Park View School opened doors to change

The reunion Sunday evening [Sept. 3] that heralded the 99th anniversary of the opening of Park School did more than bring together friends from an educational institution that closed 50 years ago.

With the presentation of a documentary made by Broadway High School students about five members of the African-American Ewell family starting classes in 1964 at what was then Park Elementary School, the school’s historical importance was highlighted. The viewing of “The Ewell Family and the Integration of Park School” was a highlight of the event held at Park View Mennonite Church, drawing a standing ovation from the crowd of about 60 people.

Siblings integrate school

The 16-minute, 45-second video — available at youtube.com by searching for “Park School integration” — recounts how Samuel and Lucille Ewell left Prince Edward County in 1959 when it shuttered its public schools to avoid integration. Five years later, their children broke the color barrier at a previously all-white Rockingham County public school.

“It was just amazing to us that something that happened so far away could affect our own local community here,” BHS senior Brad Custer, the documentary’s editor, said of his thoughts while working on the project with fellow students Ryan Showalter, Andrea Troyer, Isaac Morris and Aubree Morris.

Beau Dickenson, coordinator of history and social science education for Rockingham’s schools, said in introducing the film the fact that young African-American students were welcomed without issue in an era of racial turbulence speaks well of the Park View community and the county school system.

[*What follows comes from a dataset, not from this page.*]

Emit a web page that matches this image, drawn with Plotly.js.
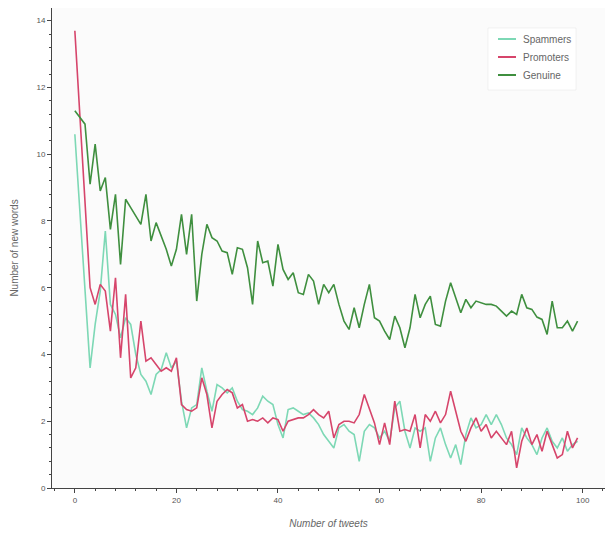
<!DOCTYPE html>
<html>
<head>
<meta charset="utf-8">
<script src="https://cdn.plot.ly/plotly-3.0.1.min.js"></script>
<style>html,body{margin:0;padding:0;background:#fff;}#chart{width:607px;height:535px;}</style>
</head>
<body>
<div id="chart"></div>
<script>
var tweets = [];
for (var k = 0; k < 100; k++) tweets.push(k);

var seriesNames = ["Spammers", "Promoters", "Genuine"];

var spammers = [10.6,8.3,6.0,3.6,4.9,5.9,7.7,5.5,5.2,4.5,
5.1,4.9,4.0,3.4,3.2,2.8,3.4,3.55,4.05,3.6,
3.8,2.6,1.8,2.4,2.5,3.6,2.9,2.3,3.1,3.0,
2.85,3.0,2.6,2.35,2.3,2.2,2.4,2.75,2.6,2.5,
1.9,1.5,2.35,2.4,2.3,2.2,2.25,2.1,1.9,1.6,
1.4,1.2,1.8,1.9,1.7,1.6,0.8,1.7,1.9,1.8,
1.5,1.7,1.4,2.4,2.6,1.7,1.2,1.8,1.7,1.8,
0.8,1.5,1.8,1.3,0.9,1.3,0.7,1.6,2.1,1.8,
1.9,2.2,1.9,2.2,1.9,1.5,1.3,1.0,1.8,1.5,
1.3,1.0,1.5,1.8,1.4,1.2,1.5,1.1,1.3,1.4];

var promoters = [13.7,11.2,8.6,6.0,5.5,6.1,5.9,4.7,6.3,3.9,
5.8,3.3,3.6,5.0,3.8,3.9,3.7,3.5,3.6,3.5,
3.9,2.5,2.35,2.3,2.4,3.3,2.8,1.8,2.6,2.8,
2.95,2.85,2.4,2.5,2.0,2.05,2.0,2.1,1.95,2.1,
2.05,1.7,2.0,2.05,2.1,2.1,2.2,2.35,2.2,2.1,
2.3,1.5,1.9,2.0,2.0,1.95,2.2,2.8,2.4,1.95,
1.3,1.95,1.3,2.6,1.7,1.75,1.7,2.2,1.2,2.2,
2.0,2.3,1.95,2.2,2.9,2.3,1.7,1.4,1.8,2.1,
1.7,1.9,1.5,1.7,1.5,1.3,1.7,0.6,1.4,1.8,
1.3,1.6,1.1,1.7,1.3,0.9,1.0,1.7,1.2,1.5];

var genuine = [11.3,11.1,10.9,9.1,10.3,8.9,9.3,7.75,8.8,6.7,
8.65,8.4,8.15,7.9,8.8,7.4,7.95,7.55,7.15,6.65,
7.15,8.2,7.0,8.2,5.6,7.0,7.9,7.5,7.4,7.1,
7.05,6.4,7.2,7.15,6.6,5.5,7.4,6.75,6.8,6.05,
7.3,6.55,6.25,6.45,5.85,5.8,6.4,6.2,5.5,6.1,
5.85,6.1,5.5,5.0,4.75,5.4,4.8,5.5,6.1,5.1,
5.0,4.7,4.45,5.15,4.8,4.2,4.8,5.8,5.1,5.5,
5.75,4.9,4.85,5.6,6.15,5.7,5.25,5.65,5.4,5.6,
5.55,5.5,5.5,5.45,5.3,5.15,5.3,5.2,5.8,5.4,
5.35,5.12,5.05,4.6,5.6,4.8,4.8,5.0,4.7,5.0];

var xTickVals = [0,20,40,60,80,100];
var yTickVals = [0,2,4,6,8,10,12,14];

var colors = ["#7dd8b5", "#d6456b", "#3f8f3f"];
var data = [spammers, promoters, genuine].map(function (vals, idx) {
  return {
    x: tweets, y: vals, type: "scatter", mode: "lines",
    name: seriesNames[idx], showlegend: false,
    line: {color: colors[idx], width: 1.6}
  };
});

// legend drawn in paper coordinates
var legendY = [0.9354, 0.8979, 0.8604];
var shapes = [{
  type: "rect", xref: "paper", yref: "paper",
  x0: 0.7884, x1: 0.9476, y0: 0.8292, y1: 0.9583,
  fillcolor: "#ffffff", line: {color: "rgba(0,0,0,0.05)", width: 1}, layer: "above"
}];
var annotations = [];
seriesNames.forEach(function (nm, idx) {
  shapes.push({
    type: "line", xref: "paper", yref: "paper",
    x0: 0.8065, x1: 0.8391, y0: legendY[idx], y1: legendY[idx],
    line: {color: colors[idx], width: 2}, layer: "above"
  });
  annotations.push({
    xref: "paper", yref: "paper", x: 0.8481, y: legendY[idx],
    xanchor: "left", yanchor: "middle", showarrow: false, text: nm,
    font: {family: "Liberation Sans, Arial, sans-serif", size: 10, color: "#666"}
  });
});

var axisFont = {family: "Liberation Sans, Arial, sans-serif", size: 8, color: "#555"};
var layout = {
  width: 607, height: 535,
  margin: {l: 52, r: 2, t: 8, b: 47},
  paper_bgcolor: "#ffffff",
  plot_bgcolor: "#fbfbfb",
  showlegend: false,
  shapes: shapes,
  annotations: annotations,
  xaxis: {
    range: [-4.5, 104.4],
    tickvals: xTickVals,
    ticks: "outside", ticklen: 4, tickcolor: "#444",
    showline: true, linecolor: "#444", linewidth: 1,
    showgrid: false, zeroline: false,
    tickfont: axisFont,
    minor: {dtick: 4, tick0: 0, ticks: "outside", ticklen: 2, tickcolor: "#444", showgrid: false},
    title: {text: "Number of tweets", font: {family: "Liberation Sans, Arial, sans-serif", size: 10, color: "#666", style: "italic"}, standoff: 16}
  },
  yaxis: {
    range: [0, 14.38],
    tickvals: yTickVals,
    ticks: "outside", ticklen: 4, tickcolor: "#444",
    showline: true, linecolor: "#444", linewidth: 1,
    showgrid: false, zeroline: false,
    tickfont: axisFont,
    minor: {dtick: 0.4, tick0: 0, ticks: "outside", ticklen: 2, tickcolor: "#444", showgrid: false},
    title: {text: "Number of new words", font: {family: "Liberation Sans, Arial, sans-serif", size: 10, color: "#666"}, standoff: 15}
  }
};

Plotly.newPlot("chart", data, layout, {displayModeBar: false, staticPlot: true});
</script>
</body>
</html>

“In an era of Virginia history when we were closing doors,” he said, “Rockingham County — through the Ewell family experience — saw them forced open, and that is an amazing story that our students have been honored to tell.”

Mennonite values

The closing of schools in Prince Edward during the era of state government-led massive resistance to desegregation cost the Ewells more than access to education for their children. Because Samuel was assistant principal at all-black R.R. Moten High School, it put him out of a job. The family packed up and moved to Harrisonburg, Lucille’s hometown.

The Ewell children attended the city’s Lucy F. Simms School until the summer of 1964, when they moved into the Park View community in what was then Rockingham County. When school started that fall, oldest brother James headed to what was then John C. Myers Middle School in Broadway and his siblings went to Park Elementary School, a three-room neighborhood school on Park Road. In doing so, the Ewells became the first children to integrate Rockingham schools.

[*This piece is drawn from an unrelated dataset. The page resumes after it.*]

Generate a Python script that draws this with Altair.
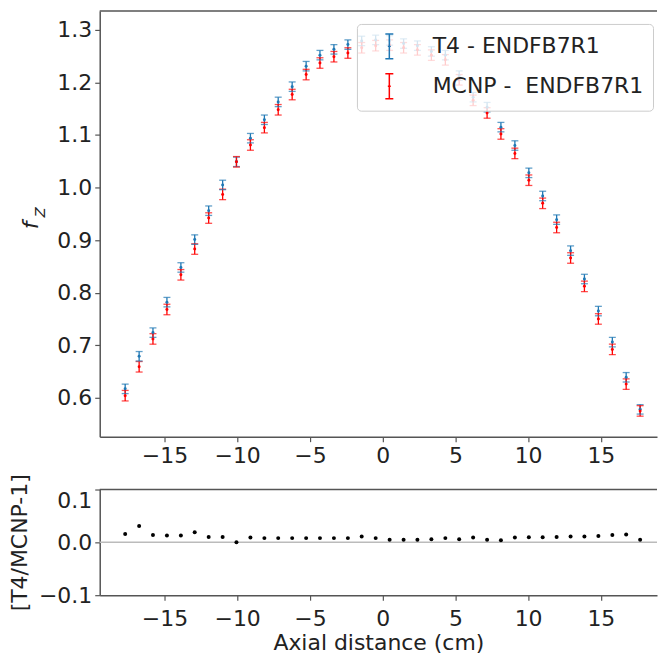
import altair as alt
import pandas as pd

# ---- data ----
axial = [-17.70, -16.74, -15.79, -14.83, -13.87, -12.92, -11.96, -11.00, -10.05, -9.09,
         -8.13, -7.18, -6.22, -5.26, -4.31, -3.35, -2.39, -1.44, -0.48, 0.48,
         1.44, 2.39, 3.35, 4.31, 5.26, 6.22, 7.18, 8.13, 9.09, 10.05,
         11.00, 11.96, 12.92, 13.87, 14.83, 15.79, 16.74, 17.70]

t4 = [0.617, 0.679, 0.724, 0.782, 0.848, 0.901, 0.956, 1.005, 1.049, 1.094,
      1.129, 1.163, 1.192, 1.231, 1.252, 1.263, 1.272, 1.279, 1.281, 1.280,
      1.274, 1.270, 1.259, 1.252, 1.213, 1.172, 1.153, 1.115, 1.080, 1.028,
      0.984, 0.939, 0.880, 0.826, 0.765, 0.706, 0.639, 0.578]
t4_err = [0.009, 0.009, 0.009, 0.009, 0.009, 0.009, 0.009, 0.009, 0.009, 0.009,
          0.009, 0.009, 0.009, 0.009, 0.009, 0.009, 0.009, 0.009, 0.009, 0.009,
          0.009, 0.009, 0.009, 0.009, 0.009, 0.009, 0.009, 0.009, 0.009, 0.009,
          0.009, 0.009, 0.009, 0.009, 0.009, 0.009, 0.009, 0.009]

mcnp = [0.604, 0.659, 0.712, 0.768, 0.834, 0.883, 0.942, 0.987, 1.049, 1.081,
        1.114, 1.148, 1.177, 1.215, 1.237, 1.249, 1.256, 1.266, 1.270, 1.271,
        1.266, 1.262, 1.252, 1.243, 1.205, 1.166, 1.142, 1.102, 1.065, 1.014,
        0.970, 0.924, 0.866, 0.812, 0.750, 0.692, 0.626, 0.575]
mcnp_err = [0.010, 0.010, 0.010, 0.010, 0.010, 0.010, 0.010, 0.010, 0.010, 0.010,
            0.010, 0.010, 0.010, 0.010, 0.010, 0.010, 0.010, 0.010, 0.010, 0.010,
            0.010, 0.010, 0.010, 0.010, 0.010, 0.010, 0.010, 0.010, 0.010, 0.010,
            0.010, 0.010, 0.010, 0.010, 0.010, 0.010, 0.010, 0.010]

ratio = [0.016, 0.031, 0.014, 0.013, 0.013, 0.019, 0.010, 0.010, 0.000, 0.009,
         0.008, 0.008, 0.008, 0.008, 0.008, 0.008, 0.008, 0.011, 0.008, 0.005,
         0.005, 0.005, 0.006, 0.008, 0.006, 0.009, 0.005, 0.004, 0.009, 0.0095,
         0.0095, 0.010, 0.011, 0.011, 0.012, 0.014, 0.015, 0.005]

series_names = ["T4 - ENDFB7R1", "MCNP - \u00a0ENDFB7R1"]
series_colors = ["#1f77b4", "#ff0000"]
x_ticks = [-15, -10, -5, 0, 5, 10, 15]
y_ticks_top = [0.6, 0.7, 0.8, 0.9, 1.0, 1.1, 1.2, 1.3]
y_ticks_bottom = [-0.1, 0.0, 0.1]

# ---- tables ----
rows = []
for name, vals, errs in [(series_names[0], t4, t4_err), (series_names[1], mcnp, mcnp_err)]:
    for xv, yv, ev in zip(axial, vals, errs):
        rows.append({"series": name, "x": xv, "y": yv, "lo": yv - ev, "hi": yv + ev})
df = pd.DataFrame(rows)
df_ratio = pd.DataFrame({"x": axial, "r": ratio})
df_zero = pd.DataFrame({"z": [0.0]})

FONT = "DejaVu Sans"
W = 559
H1 = 427
H2 = 106
XDOM = [-19.45, 18.86]

xscale = alt.Scale(domain=XDOM, nice=False, zero=False)

path = "M0,-1L0,1M-0.32,-1L0.32,-1M-0.32,1L0.32,1M-0.12,0L0.12,0"

x_axis_top = alt.Axis(values=x_ticks, title=None, grid=False, labelFontSize=22, tickSize=5,
                      labelPadding=4, format="d")
y_axis_top = alt.Axis(values=y_ticks_top, title=None, grid=False, labelFontSize=22, tickSize=5,
                      labelPadding=3, format=".1f")

base = alt.Chart(df)
rules = base.mark_rule(strokeWidth=1.3).encode(
    x=alt.X("x:Q", scale=xscale, axis=x_axis_top),
    y=alt.Y("lo:Q", scale=alt.Scale(domain=[0.526, 1.336], nice=False, zero=False), axis=y_axis_top),
    y2="hi:Q",
    color=alt.Color("series:N", scale=alt.Scale(domain=series_names, range=series_colors),
                    sort=series_names,
                    legend=alt.Legend(title=None, orient="none", legendX=258, legendY=13,
                                      symbolType=path, symbolSize=625, symbolStrokeWidth=1.5,
                                      symbolFillColor="transparent",
                                      labelFontSize=22, labelFont=FONT, labelColor="#222",
                                      labelLimit=400,
                                      fillColor="rgba(255,255,255,0.8)", strokeColor="#cccccc",
                                      cornerRadius=4, padding=9, rowPadding=9,
                                      symbolOffset=10, labelOffset=30)),
)
caps_hi = base.mark_tick(orient="horizontal", size=7, thickness=1.3).encode(
    x="x:Q", y="hi:Q", color=alt.Color("series:N", legend=None))
caps_lo = base.mark_tick(orient="horizontal", size=7, thickness=1.3).encode(
    x="x:Q", y="lo:Q", color=alt.Color("series:N", legend=None))
dots = base.mark_circle(size=9, opacity=1).encode(
    x="x:Q", y="y:Q", color=alt.Color("series:N", legend=None))

top_spine = alt.Chart(df_zero).mark_rule(color="#555", strokeWidth=1.5).encode(
    x=alt.value(0), x2=alt.value(W), y=alt.value(0))
f_text = alt.Chart(df_zero).mark_text(text="f", font=FONT, fontSize=22, fontStyle="italic",
                                       angle=270, align="center", baseline="middle",
                                       color="#222").encode(x=alt.value(-69), y=alt.value(215))
z_text = alt.Chart(df_zero).mark_text(text="Z", font=FONT, fontSize=15, fontStyle="italic",
                                       angle=270, align="center", baseline="middle",
                                       color="#222").encode(x=alt.value(-60), y=alt.value(202))

top = alt.layer(rules, caps_hi, caps_lo, dots, top_spine, f_text, z_text).properties(width=W, height=H1)

# ---- bottom panel ----
x_axis_bot = alt.Axis(values=x_ticks, title="Axial distance (cm)", grid=False, labelFontSize=22,
                      tickSize=5, labelPadding=8, format="d", titleFontSize=22,
                      titleFontWeight="normal", titlePadding=3)
y_axis_bot = alt.Axis(values=y_ticks_bottom, title="[T4/MCNP-1]", grid=False, labelFontSize=22,
                      tickSize=5, labelPadding=3, format=".1f", titleFontSize=22,
                      titleFontWeight="normal", titlePadding=7,
                      labelOffset={"condition": {"test": "datum.value > 0.05", "value": 11}, "value": 0})

zero_line = alt.Chart(df_zero).mark_rule(color="#bbbbbb", strokeWidth=1.5).encode(
    y=alt.Y("z:Q", scale=alt.Scale(domain=[-0.1, 0.1], nice=False), axis=y_axis_bot))
ratio_pts = alt.Chart(df_ratio).mark_circle(size=16, color="black", opacity=1).encode(
    x=alt.X("x:Q", scale=xscale, axis=x_axis_bot),
    y=alt.Y("r:Q", scale=alt.Scale(domain=[-0.1, 0.1], nice=False)),
)
bot_spine = alt.Chart(df_zero).mark_rule(color="#555", strokeWidth=1.5).encode(
    x=alt.value(0), x2=alt.value(W), y=alt.value(0))

bottom = alt.layer(zero_line, ratio_pts, bot_spine).properties(width=W, height=H2)

chart = alt.vconcat(top, bottom, spacing=7).properties(
    padding={"left": 0, "top": 1, "right": 0, "bottom": 0}
).configure_view(stroke=None).configure_axis(
    labelFont=FONT, titleFont=FONT, labelColor="#222", titleColor="#222",
    domainColor="#555", domainWidth=1.5, tickColor="#555", tickWidth=1.2
).resolve_scale(color="independent")

chart.save("out.html", embed_options={"renderer": "svg", "actions": False})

Margaret Ewell recounted bracing for trouble when nine or 10 white children approached her and her siblings as they played one day. Instead, Joyce Martin introduced herself and the rest of the group.

“The kids were just sweet,” said Margaret Ewell, a Hampton resident, “and we had to kind of tone down our fears of what could happen.”

“We were very well accepted, and that was probably mainly because Park View at the time was 90 percent Mennonite,” said Broadway resident Charles Ewell. “The Mennonite faith is rooted in peace and nonviolence basically, and … all people are equal.”

Troyer, a researcher on the documentary, said that affirmation of the religion’s embrace of people from different cultures touched her as the project unfolded. “Even as time has passed,” she told reunion attendees, “the values of the Mennonite faith have stayed the same, that they are still accepting to others of different race, of different ideas, and they will allow them to come into their church, into their school.”

Keynote speaker Myron Augsburger, president emeritus of Eastern Mennonite University, said Mennonites embraced integration “as a matter of conviction,” not to foster social change. But social change happened, thanks in part to families like the Ewells. “Today, I want to tell the Ewell family that we thank God for you,” he said. “We’re very thankful that God brought you to our community.”